Barama Company Limited (BCL) is working to have its plywood factory functioning in a shorter time than the one-year period it said previously and in keeping with the season also gave its former employees a cash taken as a gift of appreciation.
At a simple ceremony held at the Central Islamic Organization of Guyana (CIOG) offices on Woolford Avenue, Thomas Lands, where some 36-plus former employees have been attending Information Technology classes, Deputy General Manager of BCL, Mohindra Chand said the company is working around the clock to have the Land of Canaan, East Bank Demerara facility up and running.
While he did not elaborate, Chand stated that work is being done to ensure the company gets back into production mode of plywood at its Land of Canaan facility.
Some 281 employees of BCL, who were laid off following a boiler incident which led to the closure of the company’s plywood factory in October, have began to receive one of three monthly stipends which the Government of Guyana committed to them when President Bharrat Jagdeo met them last month.
The employees will receive monthly payments of $30,000 over the next three months, which amounts to a total of approximately $8.5 million. The amount is part of a $30.8 million total being expended by the government on the employees, inclusive of IT training. The President had initially pledged $25,000 as the monthly stipend.
Barama has also provided the employees with a cash token of a one-off payout equivalent to two weeks of their last drawn basic salary with the company. This, however, will only be paid to those employees who have signed up for the computer training initiated by the government. The amount, which totals in the vicinity of $8 million, is in addition to the severance package the employees received when the company closed the plywood factory following the boiler explosion.

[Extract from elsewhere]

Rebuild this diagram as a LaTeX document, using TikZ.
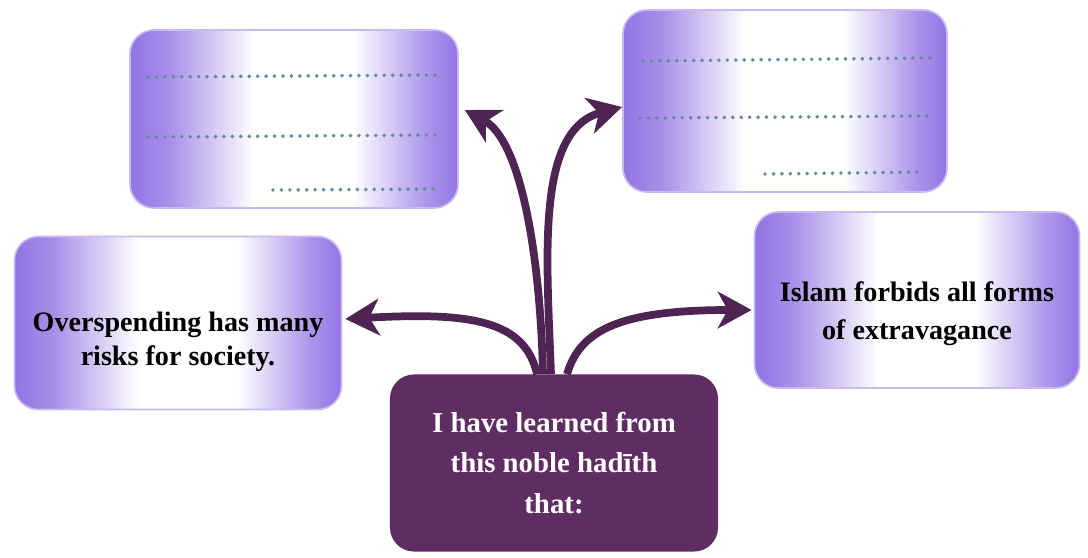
\documentclass[tikz,border=0pt]{standalone}
\usepackage{fontspec}
\setmainfont{Liberation Serif}
\usepackage{xcolor}
\usepackage{tikz}
\usetikzlibrary{calc}
\usetikzlibrary{arrows.meta}
\definecolor{lilac}{RGB}{146,116,228}
\definecolor{plum}{RGB}{94,45,98}
\definecolor{plumdark}{RGB}{78,36,82}
\definecolor{dotgray}{RGB}{100,138,156}
\pgfdeclarehorizontalshading{lilacshade}{100bp}{color(0bp)=(lilac); color(25bp)=(lilac); color(31bp)=(lilac!80); color(44bp)=(white); color(59bp)=(white); color(70bp)=(lilac!75); color(75bp)=(lilac); color(100bp)=(lilac)}
\tikzset{
	card/.style={rectangle, rounded corners=0.6cm, shading=lilacshade, draw=lilac!50, line width=1.2pt},
	cardtext/.style={align=center, font=\fontsize{20}{24}\selectfont\bfseries},
	dotline/.style={dotgray, line width=2.8pt, line cap=round, dash pattern=on 0pt off 6pt},
	branch/.style={plumdark, line width=5.5pt, -{Stealth[length=24pt,width=26pt,inset=7pt]}}
}

\begin{document}
\begin{tikzpicture}[x=0.025cm, y=-0.025cm]
\useasboundingbox (0,0) rectangle (1088,558);

       \node[card, minimum width=8.2cm, minimum height=4.45cm] (tl) at (294,119) {};
       \node[card, minimum width=8.1cm, minimum height=4.55cm] (tr) at (785,101) {};
       \node[card, minimum width=8.175cm, minimum height=4.325cm] (lm) at (178,323) {};
       \node[card, minimum width=8.125cm, minimum height=4.4cm] (rm) at (917,300) {};

       \node[rectangle, rounded corners=0.6cm, fill=plum, minimum width=8.2cm, minimum height=4.425cm] (ctr) at (554,463) {};

       % lines to write on
       \draw[dotline] (148,77) -- (440,75);
       \draw[dotline] (148,137) -- (442,135);
       \draw[dotline] (273,190) -- (440,189);

       \draw[dotline] (643,61) -- (930,58);
       \draw[dotline] (640,118) -- (935,116);
       \draw[dotline] (765,174) -- (925,172);

       \node[cardtext] (lmtext) at ($(lm.center)+(0,19)$) {Overspending has many\\risks for society.};
       \node[cardtext, font=\fontsize{20}{27}\selectfont\bfseries] (rmtext) at ($(rm.center)+(0,14)$) {Islam forbids all forms\\of extravagance};
       \node[cardtext, white, font=\fontsize{20.5}{28.5}\selectfont\bfseries] (ctrtext) at (ctr.center) {I have learned from\\this noble had\={\i}th\\that:};

       \draw[branch] ($(ctr.north)+(-11,0)$) .. controls (540,250) and (520,140) .. ($(tl.east)+(6,-9)$);
       \draw[branch] ($(ctr.north)+(-3,0)$) .. controls (547,260) and (535,130) .. ($(tr.west)+(0,6)$);
       \draw[branch] ($(ctr.north)+(-17,0)$) .. controls (525,320) and (470,312) .. ($(lm.east)+(3,-4)$);
       \draw[branch] ($(ctr.north)+(13,0)$) .. controls (580,330) and (620,310) .. ($(rm.west)+(-2,10)$);
\end{tikzpicture}
\end{document}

Barama’s CEO Clement Ooi in a statement said, “In view of the circumstances and with Christmas around the corner, we have decided that the cash token would be a fitting gift of appreciation to our former employees and their families during this time of giving.”
Labour Minister Manzoor Nadir, who was present at the event yesterday, said Barama has extended its levels of generosity by making the extra payment and that the incentive was beyond what was entitled to the employees as discussed in the Collective Labour Agreement.
The employees attending the IT classes are expected to complete the programme within another few weeks and Sheik Moen Hack of the CIOG said that the facilities at the organization were available for any activity which will benefit people.
Gail Ann Torres, one of the former employees, told Stabroek News that the IT classes will be beneficial to her in the long run, as she had always wanted to learn to use the computer. Torres, a mother of four teenage children, said she was grateful to the company for the two-week payment as it will benefit her “in some way” during the holiday period.
Another former employee, Penise Springer, said she was also grateful for the opportunity provided by the authorities for her to learn to use the computer. Springer, who worked with Barama for two years at the plywood factory, stated that the cash incentive will also benefit her during the Christmas season.
President Jagdeo had declared last month that BCL has “another thing coming” if it is the company’s intention not to restart plywood operations here, following the laying off the employees at the Land of Canaan factory.
Jagdeo announced the three-month assistance package for the former employees at the meeting and he stated then that he was not satisfied that the company is doing all it can to get its boilers operational again.
The President stated that he has asked his officials to do an independent investigation since they were unhappy with the timetable for resumption presented by the company.
Barama, in a statement, said the employees were made redundant after the “negligence on the part of trained and experienced personnel led to the boiler system not being fed with the required water supply and resulted in the overheating of the system. This immediately resulted in the entire factory being shutdown.”
It was the first time that workers have actually been laid off en masse. Twice in 2007 workers were threatened with layoffs because of heavy fines from the Guyana Forestry Commission (GFC). The GFC had imposed over $96 million in fines on the company, which was accused of underutilizing its concession while tapping logs in other concessions. However, workers were spared after intervention by the Ministry of Agriculture and talks with their union.